側向傳輸與海底熱泉對南沖繩海槽斜坡錳分佈之影響
中文摘要
摘要
本研究旨在探討南沖繩海槽錳及相關微量元素之分佈,以解釋南沖繩海槽溶解態錳( DMn )及顆粒態錳( PMn )於陸坡中層擴散舌之成因及海底火山對錳分佈的可能影響。研究過程乃利用大體積海水取樣方式分別於1998、1999及2000年的6-7月之間於沖繩海槽南端進行3個航次的水體採樣工作。除收集溫度及鹽度資料外,並測定溶解態錳( DMn)、顆粒態錳( PMn )、懸浮物濃度(TSM)及顆粒態有機碳( POC )、酸鹼度( pH )及二氧化碳(TCO2)等項目。實驗分析結果顯示在水深600~1000 m處在不同深度有不同濃度的DMn或PMn極大值,濃度介於5~10 nM 之間。本研究區域錳及相關金屬元素的分佈,除了受到元素本身化學的特性之影響外,亦可受到陸源側向輸送、底部沈積物釋放以及海底火山噴發的影響。以溶解態Mn的分佈為例,典型富氧情況下深水剖面中溶解態金屬Mn濃度應隨深度的增加而減少,但在研究區域確有顯著異常的現象。大部分測站的錳異常高值出現在400m、600m、800m、1200m及近底部區域。而造成此種高值分佈的原因可能來自陸坡側向傳輸及其他原因所造成。異常分佈程度常因地而異,大致由南(棉花峽谷)往北(北棉花峽谷附近)漸減。而且同一斷面中同一深度可能出現離坡度較遠處的濃度高於近坡處的濃度,而此種分佈並無法以側向輸送來解釋。由EK-500的影像顯示在高異常分佈的地區均有海底火山噴發的情況發生。而此噴發物質的擴散可往上高達水深200-800 m 不等。由此研判溶解態的Mn異常分佈主要還是受到南沖繩海槽底部火山噴發的影響。由研究區域內中顆粒態Mn的剖面分佈情形以及Mn的異常分佈係數(Kd=[Mn]p/[Mn]d)的變化顯示TSM,顆粒態Mn及Kd之異常值均相當吻合,因此推論火山噴發及側向傳輸均同時影響此研究區域 。雖然pH的分佈無法看出異常現象,但總鹼度(total alkalinity) 及總二氧化碳(Σ CO2 )的分佈卻可觀察出異常的分佈情形。由以上PMn、DMn及其他相關參數時空上共同的異常分佈現象等可以推論南沖繩海槽海底火山以及側向傳輸為控制南沖繩海槽錳分佈的主要作用過程。
英文摘要
Abstract
This study elucidates the processes that may determine the distributions of Mn and other trace metals on the slope of the southern Okinawa Trough. In addition to salinity and temperature, large-volume seawater samples were collected for analyzing dissolved manganese (DMn), particulate manganese (PMn), suspended, particulate organic carbon (POC), pH and dissolved CO2 (TCO2 ) during June-July of 1998, 1999 and 2000. Concentrations of DMn and PMn in a transect decrease generally seaward from the shelf break. However, anomalous distributions of DMn and PMn occur usually between 600 m and 900 m in many deep profiles.

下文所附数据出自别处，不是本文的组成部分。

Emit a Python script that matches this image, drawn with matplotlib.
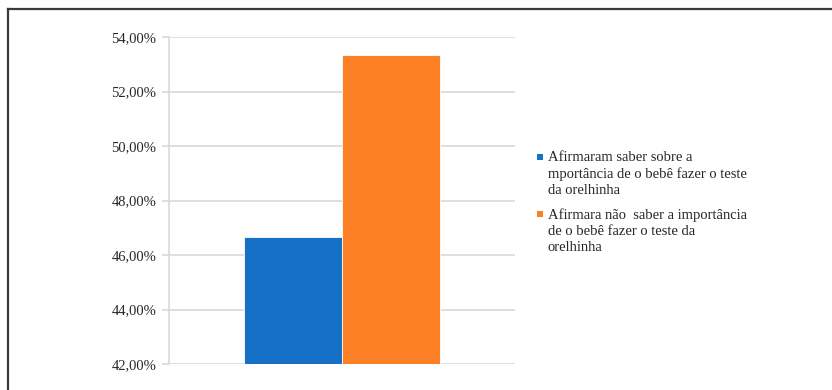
import matplotlib
matplotlib.use("Agg")
import matplotlib.pyplot as plt
from matplotlib.lines import Line2D
from matplotlib.patches import Rectangle
from matplotlib.ticker import FuncFormatter, MultipleLocator

# Survey result: awareness of the newborn hearing screening ("teste da orelhinha")
series_labels = [
    "Afirmaram saber sobre a\nmportância de o bebê fazer o teste\nda orelhinha",
    "Afirmara não  saber a importância\nde o bebê fazer o teste da\norelhinha",
]
series_values = [46.67, 53.33]
series_colors = ["#1570c6", "#fd7f26"]
y_min, y_max, y_step = 42.0, 54.0, 2.0

plt.rcParams["font.family"] = ["Liberation Serif", "DejaVu Serif"]

W, H, DPI = 832, 390, 100
fig = plt.figure(figsize=(W / DPI, H / DPI), dpi=DPI)
fig.patch.set_facecolor("white")

# Outer frame (top and left edges visible)
frame_color = "#3a3a3a"
fig.add_artist(Line2D([8 / W, 8 / W], [0, 1 - 8.5 / H], transform=fig.transFigure,
                      color=frame_color, lw=1.6))
fig.add_artist(Line2D([8 / W, 831 / W], [1 - 8.5 / H, 1 - 8.5 / H], transform=fig.transFigure,
                      color=frame_color, lw=1.6))

left_px, right_px = 169, 515
top_px, bottom_px = 37, 364
ax = fig.add_axes([left_px / W, 1 - bottom_px / H,
                   (right_px - left_px) / W, (bottom_px - top_px) / H])

bar_w = 98 / (right_px - left_px)
center = 0.5
xs = [center - bar_w / 2, center + bar_w / 2]
for x, v, c in zip(xs, series_values, series_colors):
    ax.bar(x, v - y_min, bottom=y_min, width=bar_w, color=c,
           edgecolor="#ffffff", linewidth=0.6, zorder=3)

ax.set_xlim(0, 1)
ax.set_ylim(y_min, y_max)
ax.yaxis.set_major_locator(MultipleLocator(y_step))
ax.yaxis.set_major_formatter(FuncFormatter(lambda v, p: f"{v:.2f}%".replace(".", ",")))
ax.grid(axis="y", color="#d9d9d9", linewidth=1.2, zorder=0)
ax.set_xticks([])
for s in ["top", "right", "bottom"]:
    ax.spines[s].set_visible(False)
ax.spines["left"].set_color("#d9d9d9")
ax.spines["left"].set_linewidth(1.2)
ax.tick_params(axis="y", length=5, width=1.2, color="#d9d9d9", labelsize=10.5,
               labelcolor="#262626", pad=4)

# Legend: square marker aligned with the first line of each wrapped label
leg_text_x = 548
leg_first_line_y = [157, 214]
for lab, c, yc in zip(series_labels, series_colors, leg_first_line_y):
    fig.add_artist(Rectangle((537 / W, 1 - (yc + 3) / H), 6 / W, 6 / H,
                             transform=fig.transFigure, facecolor=c, edgecolor="none"))
    fig.text(leg_text_x / W, 1 - (yc - 5.5) / H, lab, ha="left", va="top",
             fontsize=10.5, color="#262626", linespacing=1.28)

fig.savefig("out.png", dpi=DPI, facecolor="white")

Such distribution patterns are probably influenced by the lateral transport of metals released from slope sediments or from the plumes of submarine venting systems. For example, dissolved manganese generally decreases with depth in the oxygenated condition, but in the study area unusual high DMn concentrations were observed commonly at depth 400 m, 600 m, 800 m and 1200 m. The unusual Mn signals become weak, in general, from the South Mien-Hua Canyon to the North Mien-Hua Canyon. The higher concentration of PMn sometimes was observed in deep stations than in shallow stations at the same depth implying that processes other than lateral transport may account for the distributions. Images obtained from EK-500 showed that submarine venting systems exist in anomalous Mn distribution areas. Anomalous distributions of PMn and Kd match DMn unusual distributions very well. Besides, the distribution of TSM is closely related to PMn distributions (R=0.433, p=0.01). Although the distribution of pH data appears to be normal, total alkalinity and total CO2 display anomalous distributions coincidently with those Mn unusual distributions. Meanwhile, the ratio (PMn/PAl) is higher for those unusual Mn distributions, and this is likely the effect of submarine venting.